## Given task
Tell how many lines carry the word "this"; the reply is the number and nothing else.

Entries with chart source code
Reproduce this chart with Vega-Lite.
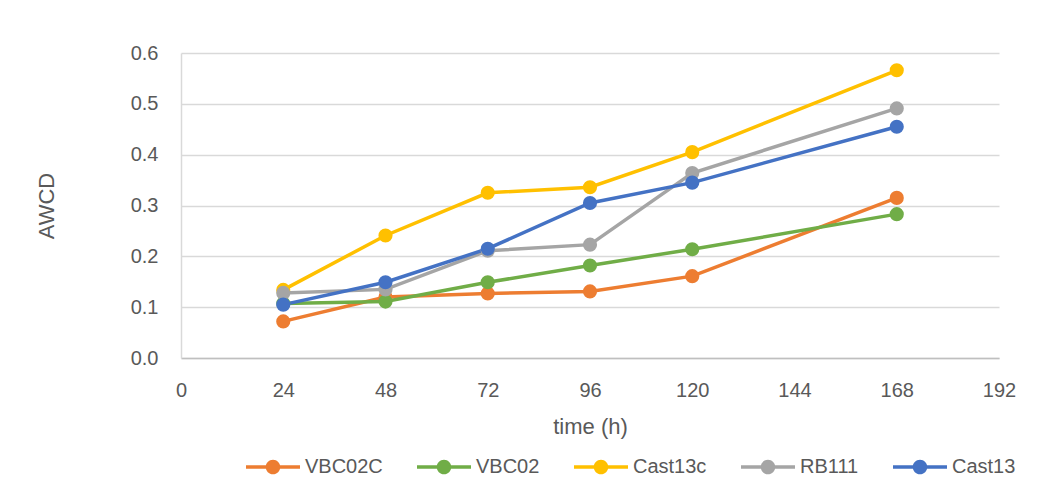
{
  "$schema": "https://vega.github.io/schema/vega-lite/v6.json",
  "width": 818,
  "height": 305,
  "autosize": {"type": "none"},
  "padding": {"left": 181, "top": 53, "right": 40, "bottom": 122},
  "background": "white",
  "data": {
    "values": [
      {"series": "VBC02C", "time": 24, "awcd": 0.072},
      {"series": "VBC02C", "time": 48, "awcd": 0.120},
      {"series": "VBC02C", "time": 72, "awcd": 0.127},
      {"series": "VBC02C", "time": 96, "awcd": 0.131},
      {"series": "VBC02C", "time": 120, "awcd": 0.161},
      {"series": "VBC02C", "time": 168, "awcd": 0.315},
      {"series": "VBC02", "time": 24, "awcd": 0.107},
      {"series": "VBC02", "time": 48, "awcd": 0.111},
      {"series": "VBC02", "time": 72, "awcd": 0.149},
      {"series": "VBC02", "time": 96, "awcd": 0.182},
      {"series": "VBC02", "time": 120, "awcd": 0.214},
      {"series": "VBC02", "time": 168, "awcd": 0.283},
      {"series": "Cast13c", "time": 24, "awcd": 0.134},
      {"series": "Cast13c", "time": 48, "awcd": 0.241},
      {"series": "Cast13c", "time": 72, "awcd": 0.325},
      {"series": "Cast13c", "time": 96, "awcd": 0.336},
      {"series": "Cast13c", "time": 120, "awcd": 0.405},
      {"series": "Cast13c", "time": 168, "awcd": 0.566},
      {"series": "RB111", "time": 24, "awcd": 0.128},
      {"series": "RB111", "time": 48, "awcd": 0.135},
      {"series": "RB111", "time": 72, "awcd": 0.211},
      {"series": "RB111", "time": 96, "awcd": 0.223},
      {"series": "RB111", "time": 120, "awcd": 0.364},
      {"series": "RB111", "time": 168, "awcd": 0.491},
      {"series": "Cast13", "time": 24, "awcd": 0.105},
      {"series": "Cast13", "time": 48, "awcd": 0.149},
      {"series": "Cast13", "time": 72, "awcd": 0.215},
      {"series": "Cast13", "time": 96, "awcd": 0.305},
      {"series": "Cast13", "time": 120, "awcd": 0.345},
      {"series": "Cast13", "time": 168, "awcd": 0.455}
    ]
  },
  "encoding": {
    "x": {
      "field": "time",
      "type": "quantitative",
      "scale": {"domain": [0, 192], "nice": false},
      "axis": {
        "title": "time (h)",
        "values": [0, 24, 48, 72, 96, 120, 144, 168, 192],
        "grid": false,
        "ticks": false,
        "labelFlush": false,
        "labelOverlap": false,
        "labelPadding": 22,
        "titlePadding": 16,
        "domainColor": "#bfbfbf",
        "domainWidth": 1.5
      }
    },
    "y": {
      "field": "awcd",
      "type": "quantitative",
      "scale": {"domain": [0, 0.6], "nice": false},
      "axis": {
        "title": "AWCD",
        "values": [0, 0.1, 0.2, 0.3, 0.4, 0.5, 0.6],
        "format": ".1f",
        "grid": true,
        "gridColor": "#d9d9d9",
        "gridWidth": 1.5,
        "ticks": false,
        "labelFlush": false,
        "labelOverlap": false,
        "labelPadding": 23,
        "titlePadding": 72,
        "domainColor": "#d9d9d9",
        "domainWidth": 1.5
      }
    },
    "color": {
      "field": "series",
      "type": "nominal",
      "sort": ["VBC02C", "VBC02", "Cast13c", "RB111", "Cast13"],
      "scale": {
        "domain": ["VBC02C", "VBC02", "Cast13c", "RB111", "Cast13"],
        "range": ["#ED7D31", "#70AD47", "#FFC000", "#A5A5A5", "#4472C4"]
      },
      "legend": {
        "title": null,
        "orient": "none",
        "direction": "horizontal",
        "legendX": 65,
        "legendY": 387,
        "symbolType": "M-1,-0.065H1V0.065H-1Z M0.27,0A0.27,0.27,0,1,1,-0.27,0A0.27,0.27,0,1,1,0.27,0Z",
        "symbolSize": 2916,
        "symbolStrokeWidth": 0,
        "labelOffset": 5,
        "columnPadding": 34,
        "padding": 0,
        "encode": {
          "symbols": {
            "update": {
              "fill": {"scale": "color", "field": "value"},
              "fillOpacity": {"value": 1},
              "strokeWidth": {"value": 0}
            }
          }
        }
      }
    }
  },
  "layer": [
    {"mark": {"type": "line", "strokeWidth": 3.5}},
    {"mark": {"type": "point", "filled": true, "opacity": 1, "size": 200}}
  ],
  "config": {
    "font": "Liberation Sans",
    "view": {"stroke": null},
    "axis": {
      "labelFont": "Liberation Sans",
      "labelFontSize": 20,
      "labelColor": "#595959",
      "titleFont": "Liberation Sans",
      "titleFontSize": 22,
      "titleFontWeight": "normal",
      "titleColor": "#595959"
    },
    "legend": {
      "labelFont": "Liberation Sans",
      "labelFontSize": 20,
      "labelColor": "#595959"
    }
  }
}
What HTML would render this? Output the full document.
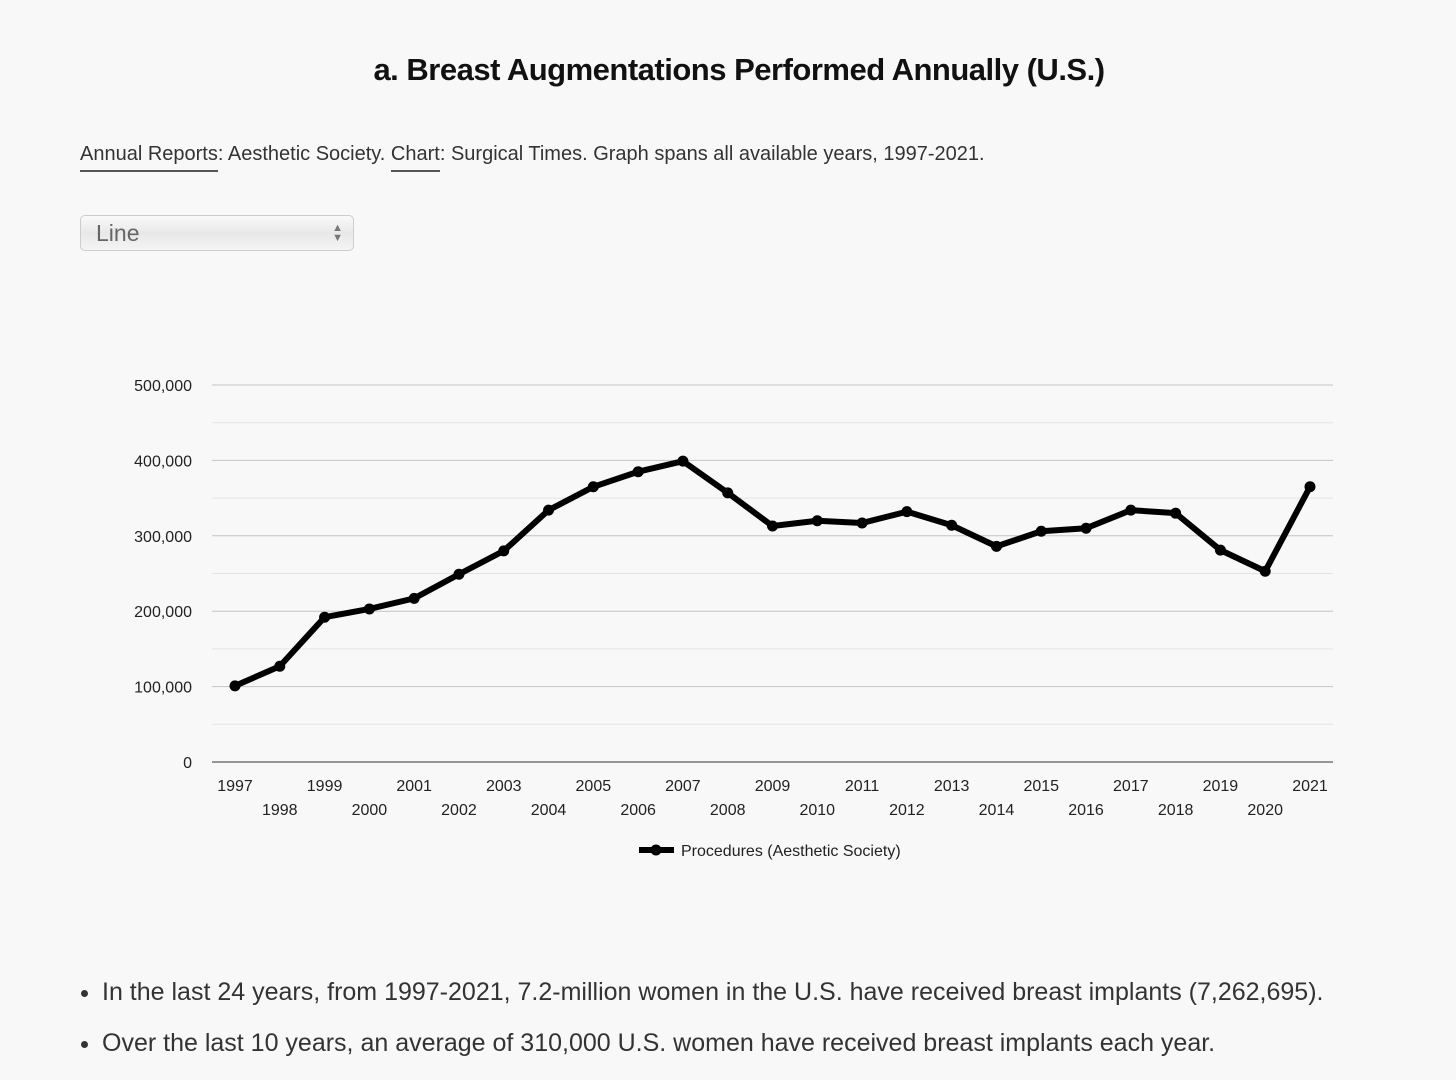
<!DOCTYPE html>
<html><head><meta charset="utf-8"><style>
body{margin:0;width:1456px;height:1076px;background:#f8f8f8;font-family:"Liberation Sans",sans-serif;overflow:hidden;position:relative;color:#222}
.title{position:absolute;top:52px;left:0;width:1478px;text-align:center;font-size:31px;font-weight:bold;color:#111;letter-spacing:-0.5px}
.src{position:absolute;top:143px;left:80px;font-size:20px;color:#333}
.src span.u{border-bottom:2px solid #555;padding-bottom:5px}
.sel{position:absolute;left:80px;top:215px;width:274px;height:36px;border:1px solid #ccc;border-radius:5px;background:linear-gradient(#fafafa,#e8e8e8 50%,#f4f4f4);box-sizing:border-box;font-size:23px;color:#666;padding:4px 15px}
.arr{position:absolute;right:10px;top:7px;font-size:11px;line-height:10px;color:#777}
ul{position:absolute;top:978px;left:62px;margin:0;padding-left:40px;font-size:25px;color:#333}
li{margin-bottom:22px}
</style></head><body>
<div class="title">a. Breast Augmentations Performed Annually (U.S.)</div>
<div class="src"><span class="u">Annual Reports</span>: Aesthetic Society. <span class="u">Chart</span>: Surgical Times. Graph spans all available years, 1997-2021.</div>
<div class="sel">Line<div class="arr">▲<br>▼</div></div>
<svg id="c" width="1456" height="1076" style="position:absolute;left:0;top:0"></svg>
<ul>
<li>In the last 24 years, from 1997-2021, 7.2-million women in the U.S. have received breast implants (7,262,695).</li>
<li>Over the last 10 years, an average of 310,000 U.S. women have received breast implants each year.</li>
</ul>
<script>
const years=[1997,1998,1999,2000,2001,2002,2003,2004,2005,2006,2007,2008,2009,2010,2011,2012,2013,2014,2015,2016,2017,2018,2019,2020,2021];
const values=[101000,127000,192000,203000,217000,249000,280000,334000,365000,385000,399000,357000,313000,320000,317000,332000,314000,286000,306000,310000,334000,330000,281000,253000,365000];
const yTicks=[0,100000,200000,300000,400000,500000];
const yTickLabels=["0","100,000","200,000","300,000","400,000","500,000"];
const svg=document.getElementById('c'),NS='http://www.w3.org/2000/svg';
const x0=235,x1=1310,y0=762,y1=385,L=212,R=1333;
const X=i=>x0+(x1-x0)*i/(years.length-1);
const Y=v=>y0-(y0-y1)*v/500000;
function mk(t,a,txt){const e=document.createElementNS(NS,t);for(const k in a)e.setAttribute(k,a[k]);if(txt!=null)e.textContent=txt;svg.appendChild(e);return e;}
for(let v=50000;v<500000;v+=100000){const g=mk('line',{x1:L,x2:R,y1:Y(v),y2:Y(v),stroke:'#e4e4e4'});}
yTicks.forEach((v,i)=>{
 const g=mk('line',{x1:L,x2:R,y1:Y(v),y2:Y(v),stroke:v===0?'#333':'#c4c4c4'});
 
 const t=mk('text',{x:192,y:Y(v)+6,'text-anchor':'end','font-size':16,fill:'#222'},yTickLabels[i]);
 
});
years.forEach((yr,i)=>{
 const t=mk('text',{x:X(i),y:i%2?815:791,'text-anchor':'middle','font-size':16,fill:'#222'},yr);
 
});
const p=mk('polyline',{points:values.map((v,i)=>X(i)+','+Y(v)).join(' '),fill:'none',stroke:'#000','stroke-width':6,'stroke-linejoin':'round'});

values.forEach((v,i)=>{const c=mk('circle',{cx:X(i),cy:Y(v),r:5.5,fill:'#000'});});
const ll=mk('line',{x1:639,x2:674,y1:850,y2:850,stroke:'#000','stroke-width':6});

const lc=mk('circle',{cx:656,cy:850,r:5.5,fill:'#000'});

const lt=mk('text',{x:681,y:856,'font-size':16,fill:'#222'},'Procedures (Aesthetic Society)');

</script>
</body></html>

## Problem solution
2